US Trustees at Odds with Reorganizing Companies and Lawyers Seeking Big Fees

Companies seeking Chapter 11 protection are increasingly at odds with the Justice Department’s U.S. Trustee Program, particularly on issues of venue and executive bonuses.

The director of the program, Clifford White III, has become an activist in policing Chapter 11 cases, the Wall Street Journal (sub. req.) reports. “Restructuring professionals say companies in bankruptcy court are facing off with increasingly vigilant Justice Department watchdogs whose zeal for enforcing the law may threaten the survival of the companies the bankruptcy system is set up to save,” the story says.

Companies often choose a venue they perceive to be friendly to their interests, but trustees are sometimes voicing objections, the story says.

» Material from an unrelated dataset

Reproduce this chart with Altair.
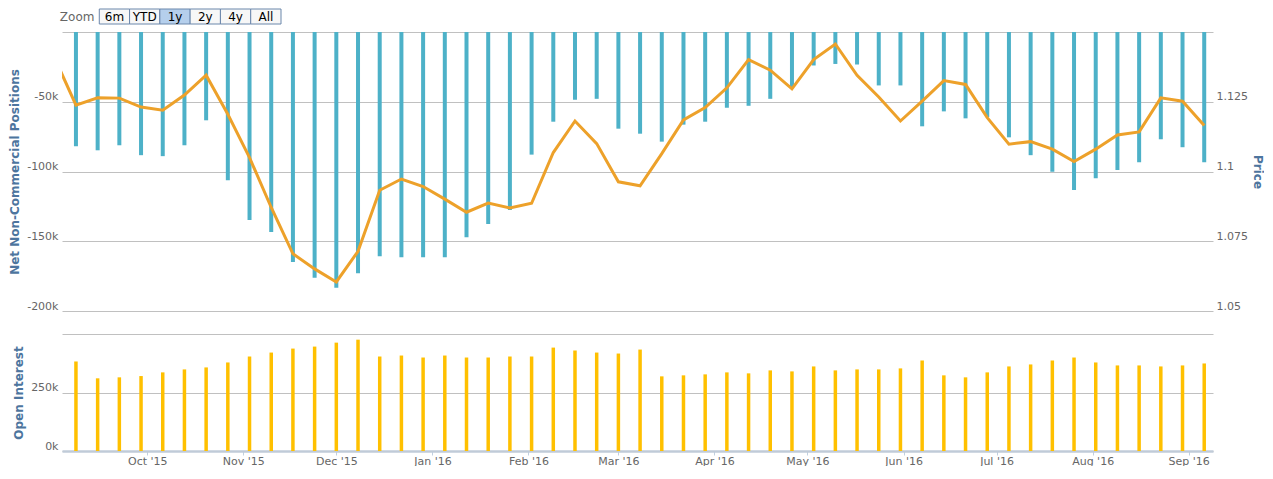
import altair as alt
import pandas as pd

# ---------------- data ----------------
dates = pd.date_range("2015-09-08", periods=53, freq="7D").strftime("%Y-%m-%d").tolist()

net_positions_k = [
    -81.9, -84.8, -81.2, -88.3, -89.0, -81.2, -63.3, -106.2, -134.8, -143.3,
    -164.8, -176.2, -183.3, -172.9, -160.7, -161.4, -161.4, -161.4, -147.1, -137.6,
    -127.6, -87.9, -64.3, -48.6, -47.9, -69.3, -72.9, -78.6, -66.4, -64.3,
    -54.3, -52.9, -47.9, -40.0, -24.0, -22.9, -23.3, -38.3, -38.3, -67.6,
    -56.9, -61.9, -61.0, -75.5, -88.3, -100.2, -113.3, -104.8, -99.0, -93.3,
    -76.9, -82.6, -93.3,
]

price_dates = ["2015-09-01"] + dates
prices = [
    1.1410,
    1.1238, 1.1264, 1.1263, 1.1231, 1.1220, 1.1274, 1.1345, 1.1205, 1.1050, 1.0871,
    1.0705, 1.0651, 1.0604, 1.0714, 1.0933, 1.0973, 1.0946, 1.0901, 1.0854, 1.0887,
    1.0869, 1.0886, 1.1068, 1.1181, 1.1100, 1.0963, 1.0949, 1.1064, 1.1185, 1.1229,
    1.1300, 1.1401, 1.1363, 1.1296, 1.1401, 1.1457, 1.1345, 1.1267, 1.1181, 1.1252,
    1.1326, 1.1312, 1.1193, 1.1098, 1.1107, 1.1080, 1.1036, 1.1080, 1.1131, 1.1142,
    1.1264, 1.1252, 1.1165,
]

open_interest_k = [
    382.6, 310.6, 314.8, 320.3, 336.0, 348.7, 357.2, 378.4, 403.8, 420.7,
    437.7, 446.2, 463.1, 475.8, 403.8, 408.0, 399.5, 408.0, 399.5, 399.5,
    403.8, 403.8, 441.9, 429.2, 420.7, 416.5, 433.5, 319.0, 323.3, 327.5,
    336.0, 331.8, 344.5, 340.2, 361.4, 344.5, 348.7, 348.7, 353.0, 386.8,
    323.3, 314.8, 336.0, 361.4, 369.9, 386.8, 399.5, 378.4, 365.7, 365.7,
    361.4, 365.7, 374.1,
]

zoom_labels = ["Zoom", "6m", "YTD", "1y", "2y", "4y", "All"]
selected_zoom = "1y"

# ---------------- tables ----------------
net_df = pd.DataFrame({"date": dates, "net": [v * 1000 for v in net_positions_k]})
price_df = pd.DataFrame({"date": price_dates, "price": prices})
oi_df = pd.DataFrame({"date": dates, "oi": [v * 1000 for v in open_interest_k]})
btn_df = pd.DataFrame({"label": zoom_labels})

# ---------------- styles ----------------
FONT = "DejaVu Sans"
TITLE_COLOR = "#4d759e"
LABEL_COLOR = "#666666"
GRID_COLOR = "#c0c0c0"
NET_COLOR = "#4db1c8"
PRICE_COLOR = "#eda12a"
OI_COLOR = "#ffc000"
PLOT_W = 1151

x_scale = alt.Scale(
    type="utc",
    nice=False,
    padding=0,
    domain=[
        alt.DateTime(year=2015, month=9, date=3, hours=12, utc=True),
        alt.DateTime(year=2016, month=9, date=8, hours=20, utc=True),
    ],
)

left_axis_common = dict(
    grid=True, gridColor=GRID_COLOR, domain=False, ticks=False,
    labelPadding=4, labelOffset=-5, labelColor=LABEL_COLOR, labelFontSize=11,
    titleColor=TITLE_COLOR, titleFontSize=12, titleFontWeight="bold", titlePadding=5,
)

# ---------------- zoom buttons ----------------
bx = alt.X("label:N", scale=alt.Scale(domain=zoom_labels, paddingInner=0, paddingOuter=0), axis=None)
btn_rect = alt.Chart(btn_df).transform_filter("datum.label != 'Zoom'").mark_rect(
    stroke="#6b87ab", strokeWidth=1, xOffset=7
).encode(
    x=bx,
    fill=alt.condition(alt.datum.label == selected_zoom, alt.value("#b5cfec"), alt.value("#f7f7f7")),
)
btn_text = alt.Chart(btn_df).transform_filter("datum.label != 'Zoom'").mark_text(
    xOffset=7, fontSize=12, color="#000000", font=FONT
).encode(x=bx, text="label:N")
zoom_text = alt.Chart(btn_df).transform_filter("datum.label == 'Zoom'").mark_text(
    fontSize=12, color=LABEL_COLOR, font=FONT
).encode(x=bx, text="label:N")
buttons = alt.layer(btn_rect, btn_text, zoom_text).properties(width=212, height=15)

# ---------------- top panel ----------------
net_bars = alt.Chart(net_df).mark_bar(color=NET_COLOR, size=4).encode(
    x=alt.X("date:T", scale=x_scale, axis=None),
    y=alt.Y(
        "net:Q",
        scale=alt.Scale(domain=[-200000, 0], nice=False),
        axis=alt.Axis(
            title="Net Non-Commercial Positions",
            values=[-200000, -150000, -100000, -50000, 0],
            labelExpr="datum.value == 0 ? '' : (datum.value / 1000) + 'k'",
            **left_axis_common,
        ),
    ),
)
price_line = alt.Chart(price_df).mark_line(color=PRICE_COLOR, strokeWidth=3, clip=True).encode(
    x=alt.X("date:T", scale=x_scale, axis=None),
    y=alt.Y(
        "price:Q",
        scale=alt.Scale(domain=[1.05, 1.15], nice=False, zero=False),
        axis=alt.Axis(
            orient="right", title="Price", grid=False, domain=False, ticks=False,
            values=[1.05, 1.075, 1.1, 1.125, 1.15],
            labelExpr="datum.value > 1.149 ? '' : format(datum.value, '.3~f')",
            labelPadding=3, labelOffset=-5, labelColor=LABEL_COLOR, labelFontSize=11,
            titleColor=TITLE_COLOR, titleFontSize=12, titleFontWeight="bold", titlePadding=3,
        ),
    ),
)
top = alt.layer(net_bars, price_line).resolve_scale(y="independent").properties(width=PLOT_W, height=279)

# ---------------- bottom panel ----------------
bottom = alt.Chart(oi_df).mark_bar(color=OI_COLOR, size=3.5).encode(
    x=alt.X(
        "date:T", scale=x_scale,
        axis=alt.Axis(
            title=None, format="%b '%y", tickCount=alt.TimeIntervalStep(interval="month", step=1),
            grid=False, domainColor="#c0cbd8", domainWidth=2.5, tickColor="#c0d0e0", tickSize=4,
            labelPadding=0, labelColor=LABEL_COLOR, labelFontSize=11, labelFlush=False,
        ),
    ),
    y=alt.Y(
        "oi:Q",
        scale=alt.Scale(domain=[0, 500000], nice=False),
        axis=alt.Axis(
            title="Open Interest",
            values=[0, 250000, 500000],
            labelExpr="datum.value == 500000 ? '' : (datum.value / 1000) + 'k'",
            **left_axis_common,
        ),
    ),
).properties(width=PLOT_W, height=117, title=alt.TitleParams(" ", fontSize=10, offset=6))

chart = (
    alt.vconcat(buttons, top, bottom, spacing=7)
    .properties(padding={"left": 0, "top": 0, "right": 0, "bottom": 0})
    .configure(font=FONT)
    .configure_view(stroke=None)
    .configure_axis(labelFont=FONT, titleFont=FONT)
)

chart.save("out.html", embed_options={"renderer": "svg", "actions": False})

Companies propose bonuses to reward executives for successful restructurings, but trustees say incentives that are easily achieved amount to illegal retention bonuses.

Last fall, White also targeted big attorney fees, the story says. He talked about his concerns in a June speech. “Public confidence in the bankruptcy system is sometimes shaken by reports of fees that run into the hundreds of millions of dollars in cases in which employees have lost their jobs, pension-fund investors have largely been wiped out, and creditors have been paid pennies on each dollar of debt,” he said.